Les médias ont à peu près passé sous silence le décès de l'abbé Jean-Claude Turcotte, ancien vicaire d'une paroisse de l'est de Montréal. Ils ont par contre beaucoup parlé du départ du cardinal-archevêque, la dernière et plus éclatante incarnation du personnage. Il est vrai que ces titres et ces honneurs pouvaient paraître comme des accidents de parcours, tellement ce prêtre était resté, dans l'âme, le pasteur plein de sollicitude, le frère aimant et l'ami fidèle.

Rien dans son parcours et ses ambitions ne destinait Jean-Claude Turcotte à la dignité de prince de l'Église, la plus haute avant celle de pape. Mais s'il était prince de l'Église, c'était de l'Église du peuple, mais aussi de l'Église souffrante, vivant dans sa chair l'interminable et dure punition qu'on lui fait subir sans nuance pour le rôle qu'elle a joué chez nous.

Le défunt manifestait sur ces questions une absolue discrétion.
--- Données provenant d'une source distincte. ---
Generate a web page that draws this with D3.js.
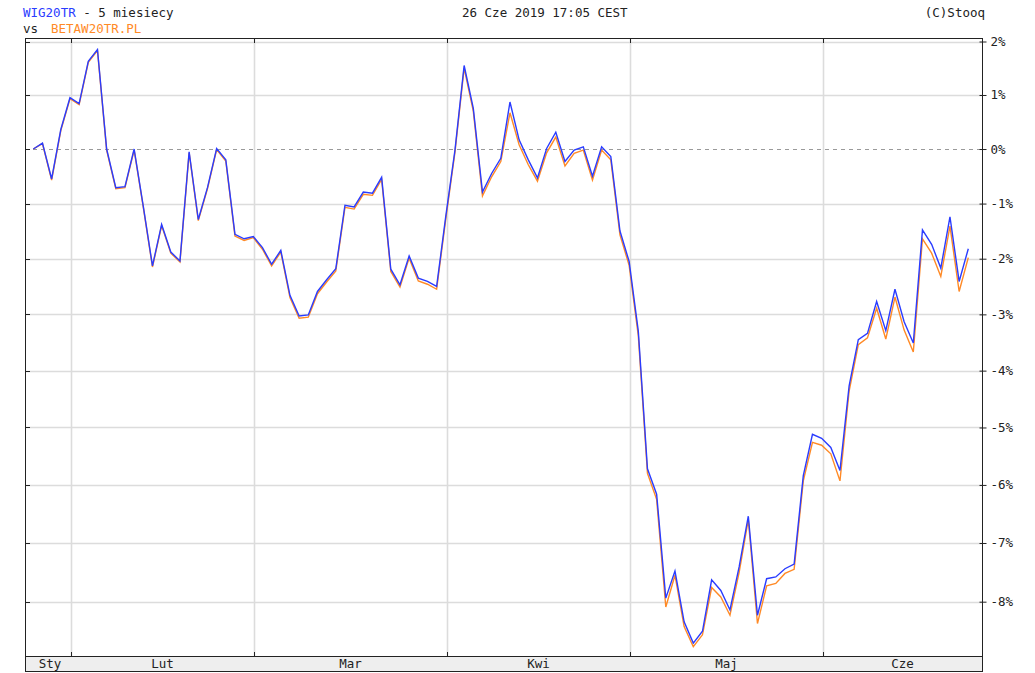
<!DOCTYPE html>
<html>
<head>
<meta charset="utf-8">
<script src="https://cdn.jsdelivr.net/npm/d3@7"></script>
<style>
  body { margin: 0; background: #fff; }
  svg { display: block; font-family: "DejaVu Sans Mono", monospace; font-size: 12.5px; }
</style>
</head>
<body>
<div id="chart"></div>
<script>
// WIG20TR vs BETAW20TR.PL, % change over 5 months (trading days)
const wig20tr = [
  0.00, 0.11, -0.55, 0.36, 0.95, 0.84, 1.63, 1.85, 0.00, -0.71,
  -0.69, 0.00, -1.05, -2.13, -1.38, -1.88, -2.04, -0.05, -1.29, -0.71,
  0.01, -0.20, -1.56, -1.64, -1.60, -1.80, -2.10, -1.85, -2.66, -3.03,
  -3.01, -2.59, -2.38, -2.18, -1.03, -1.06, -0.79, -0.81, -0.52, -2.19,
  -2.47, -1.95, -2.35, -2.41, -2.50, -1.23, -0.02, 1.55, 0.75, -0.79,
  -0.45, -0.17, 0.87, 0.17, -0.20, -0.53, 0.01, 0.31, -0.23, -0.02,
  0.04, -0.50, 0.04, -0.14, -1.50, -2.05, -3.30, -5.72, -6.16, -7.94,
  -7.48, -8.34, -8.70, -8.50, -7.63, -7.81, -8.14, -7.41, -6.54, -8.23,
  -7.61, -7.58, -7.44, -7.36, -5.84, -5.12, -5.19, -5.35, -5.75, -4.27,
  -3.45, -3.34, -2.77, -3.29, -2.55, -3.13, -3.51, -1.48, -1.74, -2.17,
  -1.24, -2.41, -1.82
];
const betaw20tr = [
  0.00, 0.10, -0.57, 0.34, 0.93, 0.82, 1.61, 1.83, -0.02, -0.73,
  -0.71, -0.02, -1.07, -2.15, -1.40, -1.90, -2.06, -0.07, -1.31, -0.73,
  -0.01, -0.22, -1.59, -1.67, -1.62, -1.83, -2.13, -1.88, -2.70, -3.07,
  -3.05, -2.63, -2.42, -2.22, -1.07, -1.10, -0.83, -0.85, -0.56, -2.23,
  -2.51, -1.99, -2.40, -2.46, -2.55, -1.28, -0.06, 1.50, 0.70, -0.86,
  -0.51, -0.23, 0.67, 0.08, -0.29, -0.59, -0.07, 0.22, -0.31, -0.08,
  -0.02, -0.57, -0.02, -0.20, -1.57, -2.12, -3.38, -5.80, -6.25, -8.09,
  -7.55, -8.42, -8.76, -8.56, -7.76, -7.92, -8.23, -7.50, -6.60, -8.37,
  -7.73, -7.69, -7.52, -7.45, -5.93, -5.26, -5.31, -5.46, -5.93, -4.36,
  -3.54, -3.42, -2.89, -3.44, -2.69, -3.28, -3.67, -1.64, -1.90, -2.32,
  -1.41, -2.59, -1.98
];
const monthNames = ["Sty", "Lut", "Mar", "Kwi", "Maj", "Cze"];
const monthStartIdx = [0, 5, 25, 46, 66, 87];   // first trading day of each month
const yTicks = [2, 1, 0, -1, -2, -3, -4, -5, -6, -7, -8];

const W = 1035, H = 673;
const L = 25, R = 982, T = 38, B = 656, BAND = 15;

const svg = d3.select("#chart").append("svg").attr("width", W).attr("height", H);

// log scale on price ratio, labelled in %
const y = d3.scaleLog().domain([0.91084, 1.02066]).range([B, T]);
const yp = p => y(1 + p / 100);
const x = d3.scaleLinear().domain([0, wig20tr.length - 1]).range([33.3, 968.3]);

// month boundaries sit a bit before the first trading day
const bounds = monthStartIdx.slice(1).map(i => Math.round(x(i - 0.88)));

// grid
const grid = svg.append("g");
yTicks.filter(t => t !== 0).forEach(t => {
  grid.append("line").attr("x1", L).attr("x2", R)
    .attr("y1", Math.round(yp(t)) + 0.5).attr("y2", Math.round(yp(t)) + 0.5)
    .attr("stroke", "#dcdcdc").attr("stroke-width", 1.6);
});
bounds.forEach(bx => {
  grid.append("line").attr("x1", bx + 0.5).attr("x2", bx + 0.5).attr("y1", T).attr("y2", B)
    .attr("stroke", "#dcdcdc").attr("stroke-width", 1.6);
});
grid.append("line").attr("x1", L).attr("x2", R)
  .attr("y1", Math.round(yp(0)) + 0.5).attr("y2", Math.round(yp(0)) + 0.5)
  .attr("stroke", "#9a9a9a").attr("stroke-dasharray", "4,4");

// series
const line = d3.line().x((d, i) => x(i)).y(d => yp(d));
svg.append("path").datum(betaw20tr).attr("d", line)
  .attr("fill", "none").attr("stroke", "#ff8a26").attr("stroke-width", 1.4);
svg.append("path").datum(wig20tr).attr("d", line)
  .attr("fill", "none").attr("stroke", "#2a3cff").attr("stroke-width", 1.4);

// month band
svg.append("rect").attr("x", L).attr("y", B).attr("width", R - L).attr("height", BAND)
  .attr("fill", "#eeeeee");

// frame
const frame = svg.append("g").attr("stroke", "#222").attr("fill", "none");
frame.append("rect").attr("x", L + 0.5).attr("y", T + 0.5).attr("width", R - L).attr("height", B + BAND - T);
frame.append("line").attr("x1", L).attr("x2", R + 1).attr("y1", B + 0.5).attr("y2", B + 0.5);

// right axis
const axis = svg.append("g").attr("transform", `translate(${R + 0.5},0)`)
  .call(d3.axisRight(y).tickValues(yTicks.map(t => 1 + t / 100))
    .tickFormat(v => `${d3.format("d")(Math.round((v - 1) * 100))}%`)
    .tickSize(4).tickPadding(4));
axis.select(".domain").remove();
axis.selectAll(".tick line").attr("x1", -3).attr("stroke", "#222");
axis.selectAll(".tick text").attr("fill", "#222")
  .style("font-family", "'DejaVu Sans Mono', monospace").style("font-size", "12.5px")
  .text(function () { return this.textContent.replace("−", "-"); });

// small inner ticks on left, top and bottom
yTicks.forEach(t => {
  frame.append("line").attr("x1", L).attr("x2", L + 5)
    .attr("y1", Math.round(yp(t)) + 0.5).attr("y2", Math.round(yp(t)) + 0.5);
});
bounds.forEach(bx => {
  frame.append("line").attr("x1", bx + 0.5).attr("x2", bx + 0.5).attr("y1", T).attr("y2", T + 5);
  frame.append("line").attr("x1", bx + 0.5).attr("x2", bx + 0.5).attr("y1", B - 4).attr("y2", B);
});

// month labels
const edges = [L, ...bounds, R];
monthNames.forEach((m, i) => {
  svg.append("text").attr("x", (edges[i] + edges[i + 1]) / 2 + (i === 0 ? 2 : 0)).attr("y", B + 12)
    .attr("text-anchor", "middle").attr("fill", "#222").text(m);
});

// header
const h1 = svg.append("text").attr("x", 23).attr("y", 17).attr("fill", "#222");
h1.append("tspan").attr("fill", "#2a3cff").text("WIG20TR");
h1.append("tspan").text(" - 5 miesiecy");
const h2 = svg.append("text").attr("x", 23).attr("y", 33).attr("fill", "#222");
h2.append("tspan").text("vs");
h2.append("tspan").attr("x", 51).attr("fill", "#ff8a26").text("BETAW20TR.PL");
svg.append("text").attr("x", 462).attr("y", 17).attr("fill", "#222").text("26 Cze 2019 17:05 CEST");
svg.append("text").attr("x", 985).attr("y", 17).attr("text-anchor", "end").attr("fill", "#222").text("(C)Stooq");
</script>
</body>
</html>
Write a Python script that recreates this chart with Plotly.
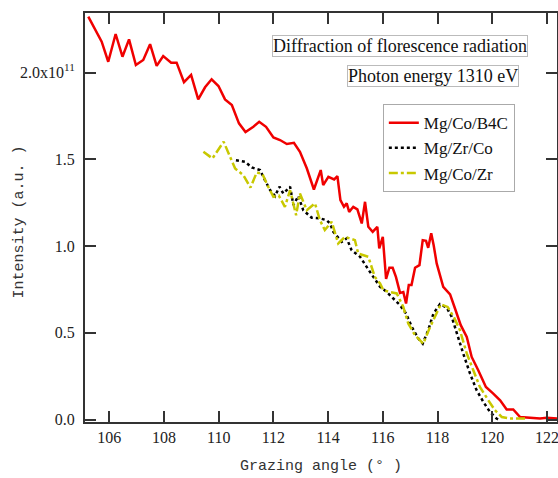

Espérait-il qu'on dresse un jour un bilan plus équitable de l'action historique de l'Église du Québec ? Comment vivait-il les interrogations que beaucoup de fidèles se posent sur ce qu'ils perçoivent comme un éloignement du dogme romain des pressantes préoccupations contemporaines ?

S'il lui est arrivé d'évoquer, dans la solitude du grand âge, les joies de la paternité dont il avait fait le sacrifice ou encore la douleur que lui avait infligée le départ de certains amis, en rupture avec leur état sacerdotal, les remises en question dogmatiques n'étaient ni dans son caractère ni dans l'idée qu'il se faisait des fonctions qui lui avaient été confiées. Pour lui, tout se sublimait dans son allégeance indéfectible envers l'Église du Christ, ce qui ne l'empêchait pas de se montrer sensible à certaines situations difficilement vécues autour de lui ou alors simplement embarrassantes.

Je pense en particulier à son intervention pour faire tomber certaines réticences à la tenue d'une rencontre privée de Sa Sainteté Jean-Paul II avec ma famille. Quelqu'un dans l'entourage du pape s'était ému du fait qu'Audrey et moi avions tous deux divorcé avant notre mariage. Je sais devoir au cardinal cette inoubliable rencontre qui s'est avérée un moment de grâce. Assis derrière son bureau, Jean-Paul II conversait tout naturellement avec Alexandre et Simon, s'informant, comme le ferait un grand-père attentif, de leurs études à l'Externat Mont-Jésus-Marie. Ce qui était encore plus frappant, c'est la relation d'étroite amitié et de touchante affection qui unissait le pape polonais à l'ancien vicaire de la paroisse Saint-Mathias.

On ne pouvait pas ne pas aimer Jean-Claude Turcotte. Il trouvait dans le message évangélique plus que dans les discussions de haute théologie la source de son empathie pour les milieux populaires où, dès le départ, il a demandé à servir. Au-delà des relations qui se sont nouées à la faveur de nos fonctions respectives, il est rapidement devenu un ami très proche, de commerce très agréable, avec une touche d'humour teinté d'une affection qui ne s'est jamais démentie jusqu'à son dernier bonjour à l'Hôpital Marie-Clarac.

Il avait un coeur en or et faisait preuve en toutes choses de simplicité et d'un solide bon sens. Ce n'est pas lui qui aurait reçu ses visiteurs officiels, juché sur le fauteuil-trône que l'un de ses prédécesseurs avait fait disposer dans une salle d'apparat de l'archevêché.

Oui, c'était un prince, mais, avant même qu'on lui en décerne le titre protocolaire, il l'était par la ferveur de son sacerdoce, la sincérité de sa foi et l'amour qu'il a prodigué aux Québécois.